Mulai lah tempat kami berempat dikerubungi teman-teman yang lainnya, karena sebentar lagi bel masuk sekolah berdering.

"Ras, maapin ya, kalau gue punya salah sama elo..." Entah apa yang bisa kukatakan lagi selain kalimat barusan.

Spontan ia berdiri, membanting tangannya ke meja, dan berteriak-teriak sambil menangis, "heh, lo tanya salah lo apa? Gara-gara lo IBU GUE NYARIS MATI TAU!!"

Deg.
Tangisku pun ikut pecah. Beberapa teman yang ikut menyaksikan berusaha menenangkan aku dan Laras. Ia masih berdiri, air matanya terus mengalir, pandangan marah lurus ke depan, dan napasnya terengah-engah menahan emosi yang super dahsyat. Aku masih jongkok, menangis terisak, dengan rangkulan teman-temanku.

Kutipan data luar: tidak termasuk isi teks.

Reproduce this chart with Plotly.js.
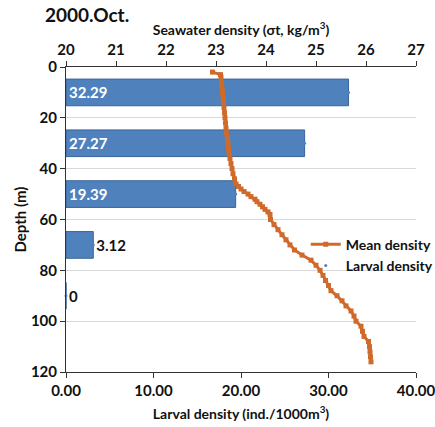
<!DOCTYPE html>
<html>
<head>
<meta charset="utf-8">
<script src="https://cdn.plot.ly/plotly-3.0.1.min.js"></script>
<style>html,body{margin:0;padding:0;background:#fff;}#chart{width:435px;height:427px;}</style>
</head>
<body>
<div id="chart"></div>
<script>
// Larval density bars (ind./1000m3) at sampling depths (m)
const sampleDepths = [10, 30, 50, 70, 90];
const larvalDensity = [32.29, 27.27, 19.39, 3.12, 0];
const larvalLabels = ["32.29", "27.27", "19.39", "3.12", "0"];

// Mean seawater density profile (sigma-t) vs depth (m)
const profileDepth = [2,3,4,6,8,10,12,14,16,18,20,22,24,26,28,30,32,34,36,38,40,42,44,46,47,48,49,50,51,52,53,54,55,56,57,58,60,62,64,66,68,70,72,74,76,78,80,82,84,86,88,90,92,94,96,98,100,102,104,106,108,110,112,114,116];
const meanDensity = [22.93,23.09,23.10,23.11,23.12,23.13,23.14,23.15,23.16,23.17,23.18,23.19,23.20,23.21,23.23,23.24,23.25,23.26,23.28,23.30,23.32,23.34,23.37,23.40,23.45,23.50,23.56,23.64,23.70,23.78,23.82,23.88,23.93,23.98,24.04,24.08,24.09,24.16,24.24,24.32,24.40,24.48,24.57,24.72,24.90,25.00,25.08,25.14,25.19,25.25,25.30,25.42,25.52,25.60,25.70,25.76,25.80,25.90,25.93,25.96,26.05,26.07,26.08,26.09,26.10];

const depthTicks = [0, 20, 40, 60, 80, 100, 120];
const larvalTicks = [0, 10, 20, 30, 40];
const seawaterTicks = [20, 21, 22, 23, 24, 25, 26, 27];

const FONT = "Lato, 'Open Sans', sans-serif";
const orange = "#CF6A2B";
const blue = "#4F81BD";
const bold = {family: FONT, color: "#111", weight: "bold"};

const traces = [
  {
    type: "bar", orientation: "h",
    x: larvalDensity, y: sampleDepths,
    width: 10.5,
    marker: {color: blue, line: {color: "#3A659A", width: 1}},
    text: larvalLabels,
    textposition: ["inside", "inside", "inside", "outside", "outside"],
    insidetextanchor: "start",
    insidetextfont: Object.assign({}, bold, {color: "#ffffff", size: 15}),
    outsidetextfont: Object.assign({}, bold, {size: 15}),
    constraintext: "none",
    cliponaxis: false,
    showlegend: false, hoverinfo: "skip",
    xaxis: "x", yaxis: "y"
  },
  {
    type: "scatter", mode: "lines+markers",
    name: "Mean density",
    x: meanDensity, y: profileDepth,
    line: {color: orange, width: 3},
    marker: {color: orange, symbol: "square", size: 5},
    xaxis: "x2", yaxis: "y"
  },
  {
    type: "scatter", mode: "markers",
    name: "Larval density",
    x: larvalDensity, y: sampleDepths,
    marker: {color: "#4F81BD", size: 3},
    cliponaxis: false,
    xaxis: "x", yaxis: "y"
  }
];

const layout = {
  width: 435, height: 427,
  margin: {l: 66, r: 19, t: 67, b: 55, pad: 0, autoexpand: false},
  paper_bgcolor: "#fff", plot_bgcolor: "#fff",
  font: {family: FONT, color: "#111", size: 13},
  title: {
    text: "<b>2000.Oct.</b>",
    font: {family: FONT, size: 19, color: "#111"},
    x: 45/435, xanchor: "left", xref: "container",
    y: 1 - 15/427, yanchor: "middle", yref: "container"
  },
  showlegend: true,
  legend: {
    x: 0.685, y: 0.47, xanchor: "left", yanchor: "top",
    bgcolor: "rgba(0,0,0,0)",
    font: Object.assign({}, bold, {size: 14}),
    itemwidth: 30, tracegroupgap: 0
  },
  bargap: 0,
  xaxis: {
    range: [0, 40], tickvals: larvalTicks, tickformat: ".2f",
    showgrid: false, zeroline: false,
    showline: true, linecolor: "#333", linewidth: 1,
    ticks: "outside", ticklen: 5, tickcolor: "#333",
    ticklabeloverflow: "allow",
    tickfont: Object.assign({}, bold, {size: 15}),
    title: {text: "Larval density (ind./1000m<sup>3</sup>)", standoff: 11,
            font: Object.assign({}, bold, {size: 14})},
    automargin: false,
    fixedrange: true
  },
  xaxis2: {
    range: [20, 27], tickvals: seawaterTicks,
    overlaying: "x", side: "top", anchor: "y",
    showgrid: false, zeroline: false,
    showline: true, linecolor: "#333", linewidth: 1,
    ticks: "outside", ticklen: 5, tickcolor: "#333",
    ticklabeloverflow: "allow",
    tickfont: Object.assign({}, bold, {size: 15}),
    title: {text: "Seawater density (σt, kg/m<sup>3</sup>)", standoff: 1,
            font: Object.assign({}, bold, {size: 14})},
    automargin: false,
    fixedrange: true
  },
  yaxis: {
    range: [120, 0], tickvals: depthTicks,
    showgrid: true, gridcolor: "#d9d9d9", gridwidth: 1,
    zeroline: false,
    showline: true, linecolor: "#333", linewidth: 1,
    ticks: "outside", ticklen: 5, tickcolor: "#333",
    tickfont: Object.assign({}, bold, {size: 15}),
    title: {text: "Depth (m)", standoff: 0,
            font: Object.assign({}, bold, {size: 15})},
    automargin: false,
    fixedrange: true
  }
};

Plotly.newPlot("chart", traces, layout, {displayModeBar: false, staticPlot: true});
</script>
</body>
</html>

"Kalau gue kemarin pulangnya langsung ke rumah, pasti ibu gue baik-baik aja. Untung ada ade gue di rumah, kalau engga ibu gue pasti udah mati!" Ucapnya dengan nada tinggi.

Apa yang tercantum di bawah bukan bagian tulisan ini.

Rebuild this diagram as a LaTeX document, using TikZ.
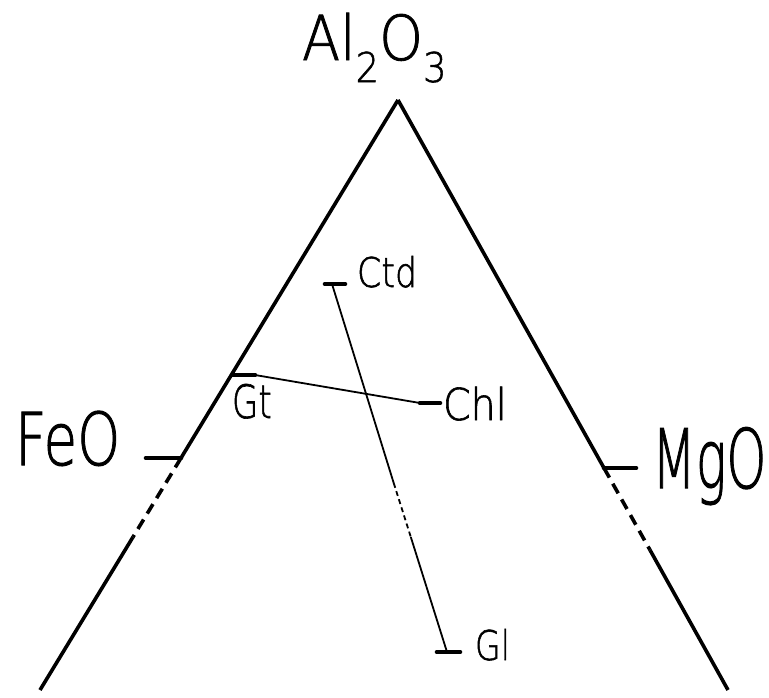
\documentclass[tikz,border=0pt]{standalone}
\usepackage{fontspec}
\newfontfamily\lab{DejaVu Sans ExtraLight}[AutoFakeBold=1.4]
\newcommand\sq[2]{\scalebox{#1}[1]{#2}}
\newcommand\fs[1]{\fontsize{#1}{#1}\selectfont}
\begin{document}
\begin{tikzpicture}[x=1pt,y=-1pt,
  side/.style={line width=3.6pt},
  tie/.style={line width=1.8pt},
  tickmark/.style={line width=4.6pt, line cap=round},
  lbl/.style={anchor=base west, inner sep=0pt, outer sep=0pt, font=\lab\bfseries}]
\useasboundingbox (0,0) rectangle (769,697);
% triangle
\coordinate (A) at (398,100);
\coordinate (L) at (40,690);
\coordinate (R) at (728,690);
\coordinate (Lt) at (181,458);
\coordinate (Ld) at (133,537);
\coordinate (Rt) at (604,468);
\coordinate (Rd) at (650,550);
\draw[side] (A) -- (Lt);
\draw[side, dash pattern=on 11pt off 7pt] (Lt) -- (Ld);
\draw[side] (Ld) -- (L);
\draw[side] (A) -- (Rt);
\draw[side, dash pattern=on 11pt off 7pt] (Rt) -- (Rd);
\draw[side] (Rd) -- (R);
% side ticks
\coordinate (Fe) at (146,458);
\coordinate (Mg) at (636,468);
\draw[tickmark] (Fe) -- (Lt);
\draw[tickmark] (Rt) -- (Mg);
% labels
\node[lbl] (al) at (302,60) {\sq{0.9}{\fs{62}Al\raisebox{-22pt}{\fs{41}2}O\raisebox{-22pt}{\fs{41}3}}};
\node[lbl] (feo) at (15,465) {\sq{0.75}{\fs{73}FeO}};
\node[lbl] (mgo) at (652,488) {\sq{0.62}{\fs{82}MgO}};
% phases
\coordinate (ctdL) at (325,284);
\coordinate (ctdR) at (345,284);
\coordinate (ctd) at (332,284);
\coordinate (glL) at (437,652);
\coordinate (glR) at (460,652);
\coordinate (gl) at (447,652);
\coordinate (ctdD1) at (393.7,483);
\coordinate (ctdD2) at (410.8,537);
\coordinate (gtL) at (232,375);
\coordinate (gtR) at (255,375);
\coordinate (chlL) at (420,403);
\coordinate (chlR) at (440,403);
\draw[tickmark] (ctdL) -- (ctdR);
\draw[tickmark] (glL) -- (glR);
\draw[tickmark] (gtL) -- (gtR);
\draw[tickmark] (chlL) -- (chlR);
\draw[tie] (ctd) -- (ctdD1);
\draw[tie, dash pattern=on 5pt off 3.5pt] (ctdD1) -- (ctdD2);
\draw[tie] (ctdD2) -- (gl);
\draw[tie] (gtR) -- (chlL);
\node[lbl] (ctdlab) at (357,287) {\sq{0.85}{\fs{41}Ctd}};
\node[lbl] (chllab) at (443,420) {\sq{0.9}{\fs{44}Chl}};
\node[lbl] (gtlab) at (232,418) {\sq{0.74}{\fs{46}Gt}};
\node[lbl] (gllab) at (475,660) {\sq{0.81}{\fs{41}Gl}};
\end{tikzpicture}
\end{document}
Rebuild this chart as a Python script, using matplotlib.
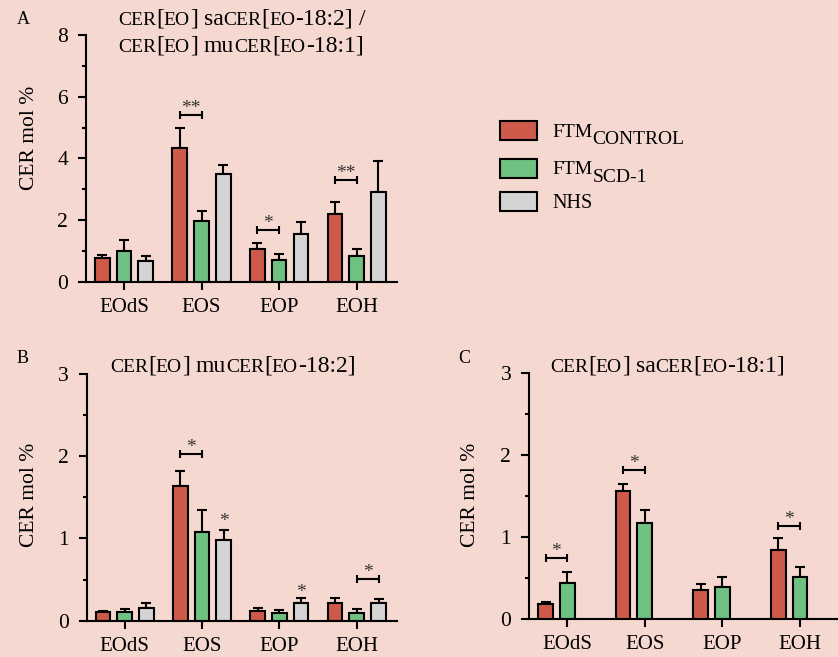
import numpy as np
import matplotlib
matplotlib.use("Agg")
import matplotlib.pyplot as plt
from matplotlib.patches import Rectangle

plt.rcParams["font.family"] = ["Liberation Serif", "DejaVu Serif"]

# ---- data -----------------------------------------------------------------
categories = ["EOdS", "EOS", "EOP", "EOH"]
groups = ["FTM_CONTROL", "FTM_SCD-1", "NHS"]

# panel A: CER[EO] saCER[EO-18:2] / CER[EO] muCER[EO-18:1]
a_control = [0.76, 4.35, 1.07, 2.19]
a_control_err = [0.10, 0.65, 0.18, 0.38]
a_scd1 = [1.00, 1.98, 0.71, 0.83]
a_scd1_err = [0.35, 0.32, 0.20, 0.23]
a_nhs = [0.68, 3.49, 1.56, 2.92]
a_nhs_err = [0.15, 0.28, 0.39, 0.98]

# panel B: CER[EO] muCER[EO-18:2]
b_control = [0.10, 1.64, 0.12, 0.22]
b_control_err = [0.02, 0.18, 0.04, 0.06]
b_scd1 = [0.10, 1.08, 0.09, 0.09]
b_scd1_err = [0.04, 0.27, 0.04, 0.05]
b_nhs = [0.16, 0.98, 0.22, 0.21]
b_nhs_err = [0.05, 0.12, 0.06, 0.05]

# panel C: CER[EO] saCER[EO-18:1]
c_control = [0.19, 1.56, 0.36, 0.85]
c_control_err = [0.025, 0.09, 0.07, 0.14]
c_scd1 = [0.44, 1.18, 0.40, 0.52]
c_scd1_err = [0.14, 0.15, 0.11, 0.12]

# significance: (category, bar from, bar to, level, label)
a_brackets = [(1, 0, 1, 5.41, "**"), (2, 0, 1, 1.68, "*"), (3, 0, 1, 3.29, "**")]
b_brackets = [(1, 0, 1, 2.03, "*"), (3, 1, 2, 0.51, "*")]
b_stars = [(1, 2, 1.28, "*"), (2, 2, 0.42, "*")]
c_brackets = [(0, 0, 1, 0.75, "*"), (1, 0, 1, 1.82, "*"), (3, 0, 1, 1.14, "*")]

# ---- style ----------------------------------------------------------------
BG = "#f5d8cf"
COLORS = ["#cd5a4a", "#6fc182", "#d4d4d4"]
LW = 1.5
W, H, DPI = 838, 657, 100
OFFSET = 0.281
BAR_W = 0.19

fig = plt.figure(figsize=(W / DPI, H / DPI), dpi=DPI, facecolor=BG)


def px_axes(left, top, width, height):
    return fig.add_axes([left / W, 1 - (top + height) / H, width / W, height / H])


def style_axes(ax, ymax, major, minor):
    ax.set_facecolor(BG)
    ax.patch.set_alpha(0)
    for s in ("top", "right"):
        ax.spines[s].set_visible(False)
    for s in ("left", "bottom"):
        ax.spines[s].set_linewidth(LW)
    ax.set_xlim(-0.49, 3.52)
    ax.set_ylim(0, ymax)
    ax.set_yticks(np.arange(0, ymax + 0.001, major))
    ax.set_yticks(np.arange(minor, ymax, minor * 2), minor=True)
    ax.set_yticklabels([f"{v:g}" for v in np.arange(0, ymax + 0.001, major)], fontsize=15.5)
    ax.tick_params(axis="y", which="major", length=6, width=LW, pad=7)
    ax.tick_params(axis="y", which="minor", length=3.2, width=LW)
    ax.set_xticks(range(len(categories)))
    ax.set_xticklabels(categories, fontsize=15)
    ax.tick_params(axis="x", length=5.5, width=LW, pad=6)


def draw_bars(ax, series):
    x = np.arange(len(categories))
    for i, (vals, errs) in enumerate(series):
        pos = x + (i - 1) * OFFSET
        ax.bar(pos, vals, width=BAR_W, color=COLORS[i], edgecolor="black",
               linewidth=LW, zorder=2)
        ax.errorbar(pos, vals, yerr=[np.zeros(len(vals)), errs], fmt="none",
                    ecolor="black", elinewidth=LW, capsize=3.4, capthick=LW, zorder=1)


def draw_sig(ax, brackets, stars=()):
    for cat, i0, i1, y, label in brackets:
        x0 = cat + (i0 - 1) * OFFSET
        x1 = cat + (i1 - 1) * OFFSET
        ax.plot([x0, x1], [y, y], color="black", lw=LW, solid_capstyle="butt")
        ax.plot([x0, x1], [y, y], ls="none", marker="|", ms=6, mew=LW, color="black")
        ax.annotate(label, ((x0 + x1) / 2, y), xytext=(0, 1.5), textcoords="offset points",
                    ha="center", va="baseline", fontsize=14, color="#333333")
    for cat, i, y, label in stars:
        xx = cat + (i - 1) * OFFSET
        ax.annotate(label, (xx, y), xytext=(0, -7.5), textcoords="offset points",
                    ha="center", va="baseline", fontsize=14, color="#333333")


renderer = fig.canvas.get_renderer()


def draw_runs(x, y, runs, color="black"):
    """Place text pieces of different sizes side by side on one baseline.
    Coordinates are pixels from the top-left corner; each run is
    (text, fontsize, vertical shift in px) or (None, gap in px)."""
    cur = x
    for run in runs:
        if run[0] is None:
            cur += run[1]
            continue
        s, size, dy = run
        t = fig.text(cur / W, 1 - (y + dy) / H, s, fontsize=size, ha="left",
                     va="baseline", color=color)
        cur += t.get_window_extent(renderer).width
    return cur


def title_runs(prefix, tail, big=17, sc=14):
    return [("CER", sc, 0), ("[", big, 0), ("EO", sc, 0), ("]", big, 0), (None, 6),
            (prefix, big, 0), ("CER", sc, 0), ("[", big, 0), ("EO", sc, 0),
            (tail, big, 0)]


# ---- panel A --------------------------------------------------------------
axA = px_axes(86, 35, 311, 246.7)
style_axes(axA, 8, 2, 1)
draw_bars(axA, [(a_control, a_control_err), (a_scd1, a_scd1_err), (a_nhs, a_nhs_err)])
draw_sig(axA, a_brackets)

# ---- panel B --------------------------------------------------------------
axB = px_axes(86.7, 374, 310.3, 246.7)
style_axes(axB, 3, 1, 0.5)
draw_bars(axB, [(b_control, b_control_err), (b_scd1, b_scd1_err), (b_nhs, b_nhs_err)])
draw_sig(axB, b_brackets, b_stars)

# ---- panel C --------------------------------------------------------------
axC = px_axes(529.3, 373.3, 311, 246)
style_axes(axC, 3, 1, 0.5)
draw_bars(axC, [(c_control, c_control_err), (c_scd1, c_scd1_err)])
draw_sig(axC, c_brackets)

# ---- y labels -------------------------------------------------------------
for xl, yl in [(30, 138), (30, 495), (470, 495)]:
    fig.text(xl / W, 1 - yl / H, "CER mol %", rotation=90, ha="center", va="center",
             fontsize=15.5)

# ---- panel letters --------------------------------------------------------
for letter, xl, yl in [("A", 17, 24), ("B", 17, 363), ("C", 458, 363)]:
    fig.text(xl / W, 1 - yl / H, letter, fontsize=13, ha="left", va="baseline")

# ---- titles ---------------------------------------------------------------
end = draw_runs(118, 25, title_runs("sa", "-18:2]"))
draw_runs(end + 6, 25, [("/", 17, 0)])
draw_runs(118, 51.7, title_runs("mu", "-18:1]"))
draw_runs(110, 371.7, title_runs("mu", "-18:2]"))
draw_runs(550, 371.7, title_runs("sa", "-18:1]"))

# ---- legend ---------------------------------------------------------------
legend_rows = [
    (130.5, [("FTM", 14, 0), ("CONTROL", 14, 7)]),
    (168.0, [("FTM", 14, 0), ("SCD-1", 14, 7.5)]),
    (202.0, [("NHS", 14.5, 0)]),
]
for (yc, runs), col in zip(legend_rows, COLORS):
    fig.patches.append(Rectangle((500 / W, 1 - (yc + 9.5) / H), 37 / W, 19 / H,
                                 transform=fig.transFigure, facecolor=col,
                                 edgecolor="black", linewidth=LW))
    draw_runs(552, yc + 6.5, runs)

fig.savefig("out.png", dpi=DPI, facecolor=BG)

Ya, kemarin aku menyuruh teman-teman kelompok dramaku agar latihan sebentar mengingat deadline yang sudah dekat, karna kami baru sekali latihan. Dan ini bukan untuk kepentinganku saja, tapi untuk kelompok, untuk Laras juga.

"Emang ibu lo kenapa?"

"Ibu gue tuh punya penyakit tulang layu tau! Dan kemarin nyaris aja tiba-tiba jatuh kalau ga ada ade gue!"

Entah lah penyakit tulang layu itu seperti apa. Aku terdiam sejenak, kemudia berkata dengan bodohnya, "ya udah, kalau gara-gara gue ibu lo nyaris mati, bunuh aja gue sekarang..."

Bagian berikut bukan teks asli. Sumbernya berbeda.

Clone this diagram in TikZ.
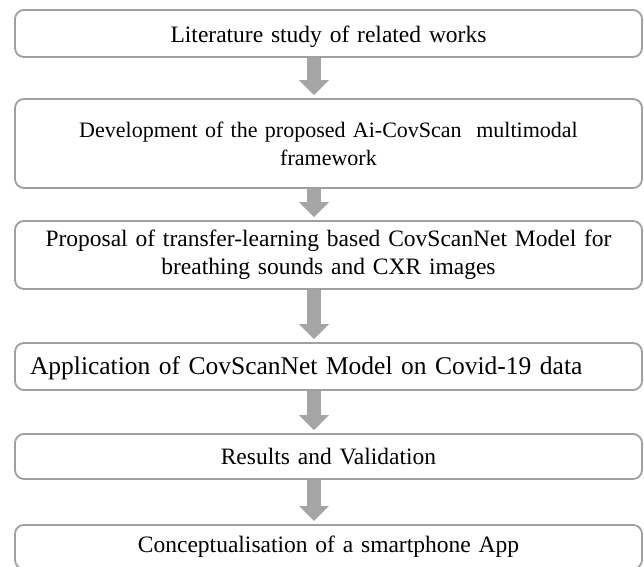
\documentclass[tikz,border=0pt]{standalone}
\usepackage{fontspec}
\setmainfont{Liberation Serif}
\usetikzlibrary{arrows.meta}
\definecolor{boxline}{RGB}{160,160,160}
\definecolor{arrowgray}{RGB}{165,165,165}
\newcommand{\stepfont}[1]{\fontsize{#1}{28}\selectfont}
% lower a single line of text inside its box without changing the box size
\newcommand{\lowerline}[2]{\raisebox{-#1}[\height][\depth]{#2}}
\tikzset{
  stepbox/.style={draw=boxline, line width=1.8pt, rounded corners=9pt, fill=white,
    minimum width=627pt, inner xsep=15pt, inner ysep=0pt, text width=597pt,
    align=center, font=\stepfont{23.5}, text=black},
  flowarrow/.style={draw=arrowgray, line width=14.5pt,
    -{Triangle[length=15pt, width=29pt]}, shorten >=3pt}
}
\begin{document}
\begin{tikzpicture}[x=1pt, y=1pt]
  \useasboundingbox (0,0) rectangle (644,-566);
  \clip (0,0) rectangle (644,-566);
  \fill[white] (0,0) rectangle (644,-566);

  \node[stepbox, minimum height=47pt] (s1) at (328.5,-33.5)
    {\lowerline{3pt}{Literature study of related works}};
  \node[stepbox, minimum height=89pt, font=\stepfont{22}] (s2) at (328.5,-143.5)
    {Development of the proposed Ai-CovScan\ \ multimodal\\framework};
  \node[stepbox, minimum height=68pt] (s3) at (328.5,-255)
    {Proposal of transfer-learning based CovScanNet Model for\\breathing sounds and CXR images};
  \node[stepbox, minimum height=47pt, align=left, font=\stepfont{25.5}] (s4) at (328.5,-366.5)
    {\lowerline{1.5pt}{Application of CovScanNet Model on Covid-19 data}};
  \node[stepbox, minimum height=45pt] (s5) at (328.5,-456.5)
    {Results and Validation};
  \node[stepbox, minimum height=44pt, anchor=north] (s6) at (328.5,-524)
    {Conceptualisation of a smartphone App};

  % vertical axis shared by the flow arrows
  \coordinate (ax) at (314,0);
  \draw[flowarrow] (s1.south -| ax) -- (s2.north -| ax);
  \draw[flowarrow] (s2.south -| ax) -- (s3.north -| ax);
  \draw[flowarrow] (s3.south -| ax) -- (s4.north -| ax);
  \draw[flowarrow] (s4.south -| ax) -- (s5.north -| ax);
  \draw[flowarrow] (s5.south -| ax) -- (s6.north -| ax);
\end{tikzpicture}
\end{document}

Laras kembali membanting meja, kemudian menarik kerah seragamku dan berkata lantang, "mana pisaunya, MANA?!"

"Istigfar kalian!" Ucap beberapa teman yang kemudian berusaha memisahkan aku dan Laras.

"Nggrek, tolong ambilin pisau di kantin..." Pintaku lemah pada Anggrek yang kebetulan paling dekat denganku.

"Astagfirullah, apaan sih lo?"

Bel kelas pun berbunyi, aku digiring teman-temanku untuk duduk di mejaku. Sambil tetap terisak, aku mulai berpikir, apakah ibunya nyaris mati memang benar gara-gara aku? Ya mana aku tau juga kalau ibunya punya penyakit yang aku engga tau itu penyakit apa. Teman sebangkuku bilang, itu bukan salahku. Tentu saja. Sebagai ketua kelompok, aku hanya ingin menampilkan yang terbaik, dan untuk mewujudkan yang terbaik itu harus melalui pengorbanan, seperti mengorbankan waktu pulang ke rumah menjadi lebih lama. Ralat, sedikit lebih lama.

Semua isi kelas tau, bahwa aku dan Laras sebelumnya berteman sangat baik. Kita sering berkumpul bersama dan cerita-cerita tentang rahasia masing-masing. Dan tau tidak, semenjak aku dan Laras bermasalah karena (katanya) aku nyaris membuat ibunya mati, ia ternyata membocorkan semua rahasiaku, dan membuat aku jelek di depan teman-temanku. Seharusnya bukan hanya aku yang jelek di mata teman-temanku, tapi dia juga.

Disini lah kehidupanku mulai rumit. Dan ini semua berakhir 2 bulan kemudian, ketika kakakku yang paling tua meninggal dunia. Laras tiba-tiba saja meneleponku, bilang turut berduka cita, kemudian meminta maaf padaku dan mengaku bahwa ini semua bukan salahku, tapi ia yang salah. Lantas, apakah aku memaafkannya?

Tidak.
Dengan mudahnya ia menghancurkan hidupku. Dengan mudahnya ia mengucap kata maaf. Tidak mungkin dengan mudahnya aku memaafkan dia.

Semua sudah terjadi. Aku sudah dipandang buruk. Dia menjadi sorotan untuk dikasihani, bak setan berlapis malaikat. Aku bertambah memburuk. Dia ingin semuanya kembali seperti awal, dan bertingkah seolah tidak pernah terjadi apa-apa diantara kita. Munafik, kembali menjilat air liur sendiri.

Ya, kesuramanku ditutup dengan kepergian kakakku untuk selama-lamanya. Apakah ini tumbal agar kehidupanku kembali seperti semula, Tuhan? Aku sangat menyayanginya, dan sepertinya ini belum waktunya untuk ia pergi.

April-Juni 2006. Kenangan yang kembali terbuka.